– Полночь, – сказала я.
Дядька оказался мягкий, как тесто, и мне было не по себе.
Мать протянула руку, и я подошла. Она крепко обняла меня за талию.
– Хочешь посмотреть, что я читаю?
Я склонилась над тетрадкой, уставившись на стайку слов. Китайские буквы вились по странице, словно звериные следы на снегу.
– Это книжка, – сказала мама.
– Ой… А про что?
– По-моему, это роман. Там про искателя приключений, которого зовут Да Вэй и который на корабле поплыл в Америку, и про героиню по имени Четвертое Мая, которая пересекает пустыню Гоби…

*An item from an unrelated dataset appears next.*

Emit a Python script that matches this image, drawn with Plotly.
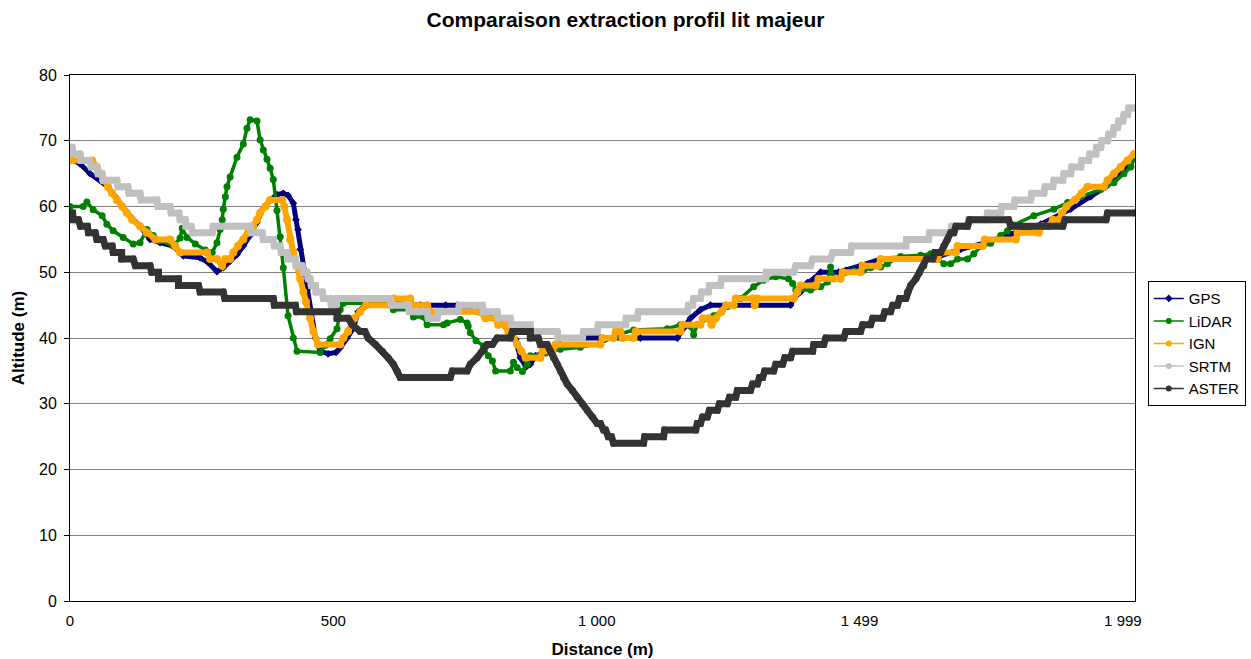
import plotly.graph_objects as go

# ---------------- data (distance in m, altitude in m) ----------------
gps_d = [0, 19, 38, 57, 72, 86, 99, 114, 133, 152, 171, 196, 215, 247, 262, 279, 291, 304, 317, 329,
         342, 355, 365, 380, 393, 405, 414, 424, 429, 433, 437, 443, 450, 456, 466, 475, 490, 505, 513, 526,
         538, 547, 564, 608, 665, 713, 735, 751, 773, 798, 823, 836, 846, 855, 866, 874, 884, 903, 922, 931,
         1007, 1083, 1153, 1165, 1178, 1197, 1216, 1368, 1374, 1387, 1400, 1412, 1425, 1459, 1473, 1501, 1539, 1653, 1691, 1739,
         1786, 1843, 1900, 1938, 1967, 1995, 2022]
gps_v = [67.3, 66.5, 65, 64, 63, 61.5, 60, 58.5, 57, 55, 54.5, 54, 52.5, 52.2, 51.5, 50.1, 50.7, 51.7, 52.7, 54,
         55.6, 57.6, 59.5, 61, 61.8, 62, 61.7, 60.5, 58, 56.5, 53.5, 50.4, 47.3, 44, 40, 38, 37.6, 37.8, 38.5, 40,
         41.5, 44, 45.2, 45.3, 45, 45, 45, 44.3, 44, 43.5, 42, 41, 39.8, 37, 35.6, 36, 37.3, 37.8, 38.8, 40,
         40, 40, 40, 41.5, 43, 44.3, 45, 45, 46, 47, 48.4, 49, 50, 50, 50.3, 51, 52, 52.5, 53.5, 54.5,
         55.8, 57.3, 59.6, 61.5, 63, 65, 68]

lidar_d = [0, 25, 32, 44, 61, 70, 82, 101, 120, 133, 146, 158, 171, 196, 209, 213, 222, 238, 257, 270,
           279, 285, 289, 291, 295, 298, 304, 317, 329, 336, 342, 355, 361, 367, 374, 380, 386, 393, 399, 405,
           414, 424, 431, 475, 485, 494, 507, 513, 519, 608, 614, 646, 652, 671, 678, 709, 716, 741, 754, 756,
           760, 771, 785, 794, 802, 808, 836, 842, 849, 859, 868, 874, 903, 931, 969, 1007, 1039, 1070, 1134, 1159,
           1178, 1184, 1191, 1222, 1248, 1273, 1298, 1317, 1340, 1364, 1372, 1378, 1406, 1425, 1438, 1444, 1450, 1463, 1488, 1507,
           1520, 1539, 1552, 1577, 1615, 1634, 1647, 1659, 1672, 1685, 1704, 1716, 1729, 1748, 1767, 1780, 1792, 1830, 1868, 1894,
           1919, 1957, 1982, 2001, 2014, 2022]
lidar_v = [60, 60, 60.7, 59.5, 58.6, 57.3, 56.3, 55.3, 54.3, 54.5, 56.5, 55.6, 54.8, 54, 55.2, 56.7, 55.3, 54.3, 53.4, 53,
           54.5, 56.5, 58, 59.6, 61.5, 63, 64.5, 67.5, 69.5, 71.9, 73.2, 73, 70.1, 68.6, 67.2, 65.8, 64.1, 59.4, 55.4, 50.7,
           43.4, 40, 38, 37.8, 38.9, 39.9, 41.4, 44.3, 45.3, 45.3, 44.3, 44.3, 43.2, 43.2, 42, 42, 42.3, 42.8, 42.3, 41.8,
           40.8, 39.6, 38.8, 37.3, 36.5, 35, 35, 36.3, 35.5, 34.9, 36, 37.3, 37.7, 38.3, 38.6, 39.2, 40.5, 41.2, 41.4, 42,
           41.8, 40.5, 42, 43.4, 44.8, 46, 47.8, 48.8, 49.3, 49, 48.3, 47.3, 47.3, 47.8, 48.5, 50.8, 49, 49.4, 50.2, 50.3,
           50.7, 50.8, 51.3, 52.4, 52.6, 52.8, 52, 51.3, 51.3, 52, 52, 52.8, 53.9, 54.4, 55.6, 56.3, 57.2, 58.6, 59.6, 60.6,
           61.5, 62.6, 63.6, 65, 66, 67.5]

ign_d = [0, 42, 51, 57, 63, 72, 80, 89, 99, 108, 118, 133, 146, 162, 190, 200, 209, 260, 266, 279,
         289, 295, 304, 310, 319, 329, 338, 348, 355, 361, 371, 380, 403, 407, 412, 418, 424, 431, 437, 443,
         448, 456, 462, 471, 513, 519, 528, 540, 551, 562, 608, 614, 646, 650, 678, 684, 779, 789, 808, 813,
         827, 832, 842, 849, 857, 865, 893, 897, 916, 922, 1007, 1011, 1032, 1036, 1045, 1049, 1070, 1074, 1159, 1163,
         1197, 1201, 1212, 1218, 1226, 1237, 1246, 1260, 1264, 1296, 1300, 1305, 1374, 1381, 1387, 1416, 1421, 1463, 1467, 1501,
         1505, 1535, 1539, 1647, 1653, 1682, 1685, 1733, 1737, 1796, 1799, 1839, 1847, 1858, 1866, 1877, 1883, 1892, 1908, 1921,
         1932, 1963, 1970, 1982, 1995, 2008, 2020]
ign_v = [67, 67, 66, 65, 64, 63, 62, 61, 60, 59, 58, 57, 56, 55, 55, 54, 53, 53, 52, 52,
         51, 52, 52, 53, 54, 55, 56, 57, 58, 59, 60, 61, 61, 60, 58, 55, 53, 51, 49, 47,
         45.5, 43, 41, 39, 39, 40, 41, 43, 44, 45, 45, 46, 46, 45, 45, 44, 44, 43, 43, 42,
         42, 41, 40, 39, 38, 37, 37, 38, 38, 39, 39, 40, 40, 41, 41, 40, 40, 41, 41, 42,
         42, 43, 43, 42, 43, 44, 45, 45, 46, 46, 45, 46, 46, 47, 48, 48, 49, 49, 50, 50,
         51, 51, 52, 52, 53, 53, 54, 54, 55, 55, 56, 56, 57, 57, 58, 58, 59, 60, 61, 62,
         63, 63, 64, 65, 66, 67, 68]

# SRTM: flat steps (start distance, end distance, altitude)
srtm_start = [0, 6, 21, 40, 53, 63, 91, 112, 135, 167, 192, 209, 220, 232, 272, 344, 367, 388, 401, 414,
              429, 443, 452, 458, 467, 481, 496, 507, 610, 644, 680, 699, 739, 785, 813, 838, 876, 927, 975, 1003,
              1056, 1079, 1174, 1184, 1199, 1214, 1237, 1322, 1378, 1410, 1448, 1484, 1588, 1632, 1674, 1706, 1742, 1769, 1794, 1826,
              1851, 1868, 1887, 1902, 1921, 1936, 1949, 1959, 1972, 1982, 1991, 2001, 2010]
srtm_end = [4, 19, 38, 51, 61, 89, 110, 133, 165, 190, 207, 219, 230, 270, 342, 365, 386, 399, 412, 428,
            441, 450, 456, 466, 479, 494, 505, 608, 642, 678, 697, 737, 783, 811, 836, 874, 925, 973, 1001, 1055,
            1077, 1172, 1182, 1197, 1212, 1235, 1321, 1374, 1406, 1444, 1482, 1587, 1630, 1672, 1704, 1740, 1767, 1792, 1824, 1849,
            1866, 1885, 1900, 1919, 1934, 1948, 1957, 1970, 1980, 1989, 1999, 2008, 2022]
srtm_v = [69, 68, 67, 66, 65, 64, 63, 62, 61, 60, 59, 58, 57, 56, 57, 56, 55, 54, 53, 52,
          51, 50, 49, 48, 47, 46, 45, 46, 45, 44, 43, 44, 45, 44, 43, 42, 41, 40, 41, 42,
          43, 44, 45, 46, 47, 48, 49, 50, 51, 52, 53, 54, 55, 56, 57, 58, 59, 60, 61, 62,
          63, 64, 65, 66, 67, 68, 69, 70, 71, 72, 73, 74, 75]

# ASTER: flat steps (start distance, end distance, altitude)
aster_start = [0, 6, 20, 35, 51, 67, 82, 98, 124, 155, 168, 206, 247, 294, 388, 430, 507, 536, 551, 566,
               580, 593, 604, 614, 621, 627, 726, 760, 773, 783, 792, 811, 840, 874, 893, 912, 918, 925, 931, 937,
               944, 954, 963, 973, 982, 992, 1001, 1013, 1022, 1032, 1091, 1129, 1191, 1201, 1214, 1233, 1252, 1267, 1296, 1309,
               1319, 1340, 1357, 1372, 1412, 1435, 1473, 1505, 1524, 1547, 1562, 1575, 1590, 1596, 1606, 1613, 1621, 1626, 1642, 1659,
               1666, 1672, 1682, 1708, 1786, 1889, 1970]
aster_end = [5, 16, 33, 48, 63, 80, 98, 120, 152, 168, 206, 244, 291, 386, 428, 507, 528, 536, 560, 566,
             580, 593, 604, 614, 621, 722, 754, 760, 773, 783, 802, 836, 874, 889, 906, 912, 918, 925, 931, 937,
             944, 954, 963, 973, 982, 992, 1007, 1017, 1028, 1089, 1127, 1188, 1197, 1210, 1229, 1248, 1264, 1292, 1305, 1315,
             1336, 1353, 1368, 1410, 1431, 1469, 1501, 1520, 1543, 1558, 1571, 1587, 1590, 1596, 1606, 1613, 1621, 1638, 1653, 1659,
             1666, 1678, 1704, 1782, 1885, 1967, 2022]
aster_v = [59, 58, 57, 56, 55, 54, 53, 52, 51, 50, 49, 48, 47, 46, 45, 44, 43, 42, 41, 40,
           39, 38, 37, 36, 35, 34, 35, 36, 37, 38, 39, 40, 41, 40, 39, 38, 37, 36, 35, 34,
           33, 32, 31, 30, 29, 28, 27, 26, 25, 24, 25, 26, 27, 28, 29, 30, 31, 32, 33, 34,
           35, 36, 37, 38, 39, 40, 41, 42, 43, 44, 45, 46, 47, 48, 49, 50, 51, 52, 53, 54,
           55, 56, 57, 58, 57, 58, 59]

x_tickvals = [0, 500, 1000, 1499, 1999]
x_ticktext = ["0", "500", "1 000", "1 499", "1 999"]


def steps(starts, ends, vals):
    xs, ys = [], []
    for s, e, v in zip(starts, ends, vals):
        xs.append(s)
        ys.append(v)
        if e != s:
            xs.append(e)
            ys.append(v)
    return xs, ys


srtm_x, srtm_y = steps(srtm_start, srtm_end, srtm_v)
aster_x, aster_y = steps(aster_start, aster_end, aster_v)

FONT = "Liberation Sans, Arial, sans-serif"

series = [
    ("GPS", gps_d, gps_v, "#000080", "diamond", 5, 6),
    ("LiDAR", lidar_d, lidar_v, "#008000", "circle", 3.5, 7),
    ("IGN", ign_d, ign_v, "#FFA500", "circle", 6, 8),
    ("SRTM", srtm_x, srtm_y, "#C0C0C0", "circle", 7, 7),
    ("ASTER", aster_x, aster_y, "#333333", "circle", 7, 7),
]

fig = go.Figure()
for name, xs, ys, col, sym, lw, ms in series:
    fig.add_trace(go.Scatter(
        x=xs, y=ys, mode="lines+markers", name=name, showlegend=False,
        line=dict(color=col, width=lw),
        marker=dict(color=col, symbol=sym, size=ms),
        hoverinfo="x+y+name",
    ))
for name, xs, ys, col, sym, lw, ms in series:
    fig.add_trace(go.Scatter(
        x=[None], y=[None], mode="lines+markers", name=name, showlegend=True,
        line=dict(color=col, width=1.5),
        marker=dict(color=col, symbol=sym, size=6),
    ))

fig.update_layout(
    width=1251, height=659,
    margin=dict(l=70, r=116, t=75, b=58, autoexpand=False),
    paper_bgcolor="white", plot_bgcolor="white",
    font=dict(family=FONT, size=15, color="black"),
    title=dict(text="<b>Comparaison extraction profil lit majeur</b>",
               x=0.5, xanchor="center", y=1 - 20 / 659, yanchor="middle",
               font=dict(family=FONT, size=21, color="black")),
    legend=dict(x=1.012, xanchor="left", y=0.608, yanchor="top",
                bordercolor="black", borderwidth=1, bgcolor="white",
                font=dict(family=FONT, size=15, color="black"),
                itemwidth=30, tracegroupgap=0),
    showlegend=True,
)
fig.update_xaxes(
    range=[0, 2022], tickmode="array", tickvals=x_tickvals, ticktext=x_ticktext,
    showgrid=False, zeroline=False, showline=True, linecolor="black", linewidth=1, mirror=True,
    ticks="", ticklabelstandoff=6, tickfont=dict(size=15), automargin=False,
    title=dict(text="<b>Distance (m)</b>", font=dict(size=17), standoff=16),
)
fig.update_yaxes(
    range=[0, 80], dtick=10, tick0=0,
    showgrid=True, gridcolor="#808080", gridwidth=1, zeroline=False,
    showline=True, linecolor="black", linewidth=1, mirror=True,
    ticks="outside", ticklen=5, tickcolor="black", ticklabelstandoff=4, tickfont=dict(size=16),
    automargin=False,
    title=dict(text="<b>Altitude (m)</b>", font=dict(size=17), standoff=10),
)

fig.write_html("out.html", config={"displayModeBar": False},
               post_script="document.body.style.margin='0';document.body.style.padding='0';")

Я посмотрела еще пристальней, но по-прежнему не могла прочитать ни слова.
– Было время, когда люди целые книги переписывали от руки, – сказала мама. – Русские называли такое “самиздатом”, китайцы… ладно, допустим, никак особенно мы это не называем. Смотри, какая эта тетрадка грязная, на ней даже трава налипла. Кто знает, сколько людей носило ее с собой… Лилин, она ведь на много десятилетий тебя старше.
“А что меня не старше?” – подумала я. И спросила, не папа ли ее переписал.
Мама покачала головой. Она сказала, что почерк дивный, что это работа обученного каллиграфа, а папа писал так себе.
– В этой тетрадке – одна-единственная глава из какой-то длинной книги. Вот тут написано: “Номер семнадцать”. Кто автор, не сказано, но вот смотри, название: “Книга записей”.
Мама отложила тетрадь. Отцовские бумаги на обеденном столе походили на заснеженные горные пики – они нависали над краем, готовые вот-вот обрушиться и сойти лавиной на ковер. Вся наша почта тоже лежала тут же. С Нового года маме шли письма из Пекина – соболезнования от музыкантов Центральной филармонии, только недавно узнавших о папиной смерти. Мама читала эти письма со словарем, потому что они были написаны на упрощенном китайском, которого она не знала. Моя мать училась в Гонконге и там овладела традиционным китайским письмом. Но в пятидесятых годах на материке, в коммунистическом Китае, было узаконено новое, упрощенное письмо. Тысячи слов стали другими; например, “писать” (цзё) превратилось из 寫 в 写, а “узнавать” (си) – из 識 в 识. Даже “Коммунистическая партия” (гун чань дан) из 共產黨 стала 共产党. Иногда маме удавалось различить прошлую сущность слова, в прочих случаях она гадала. Она говорила, что это все равно что читать письмо из будущего – или говорить с кем-то, кто тебя предал. То, что она вообще редко теперь читала по-китайски и выражала свои мысли в основном по-английски, еще больше усложняло дело. Как я говорю по-кантонски, ей не нравилось, потому что, по ее словам, “произношение у тебя вкривь и вкось”.
– Холодно тут, – прошептала я. – Давай переоденемся в пижамы и пойдем спать.
Мама глядела на тетрадку, даже не притворяясь, что слышит.
– Матушка утром устанет, – настаивала я. – Матушка двадцать раз нажмет на “отложить сигнал”.
Она улыбнулась – но глаза за стеклами очков стали вглядываться во что-то еще пристальней.
– Ступай спать, – сказала она. – Не жди матушку.
Я поцеловала ее в мягкую щеку.
– Что сказал буддист в пиццерии? – спросила она.
– Что?
– “Мне все едино”.
Я расхохоталась, застонала и расхохоталась снова, затем вздрогнула при мысли о жертве телеубийства и его тестообразной коже. Мама с улыбкой, но твердо подтолкнула меня к двери.
Лежа в кровати, я поразмыслила о кое-каких фактах.
Во-первых, о том, что в своем – пятом – классе я превращалась в совершенно другого человека. Я там была такая добренькая, такая уживчивая, такая старательная, что иногда даже думала, что мой мозг с душой существуют по отдельности.
Во-вторых, о том, что в странах победнее людям вроде нас с мамой не было бы так одиноко. По телевизору в бедных странах вечно толпы, а битком набитые лифты поднимаются прямиком к небесам. Люди спят по шестеро в одной кровати, по дюжине в одной комнате. Там всегда можно высказаться вслух и знать, что кто-то тебя да услышит, даже если не хотел. По сути, наказывать людей можно так: вырвать их из круга родных и друзей, изолировать в какой-нибудь холодной стране и расплющить одиночеством.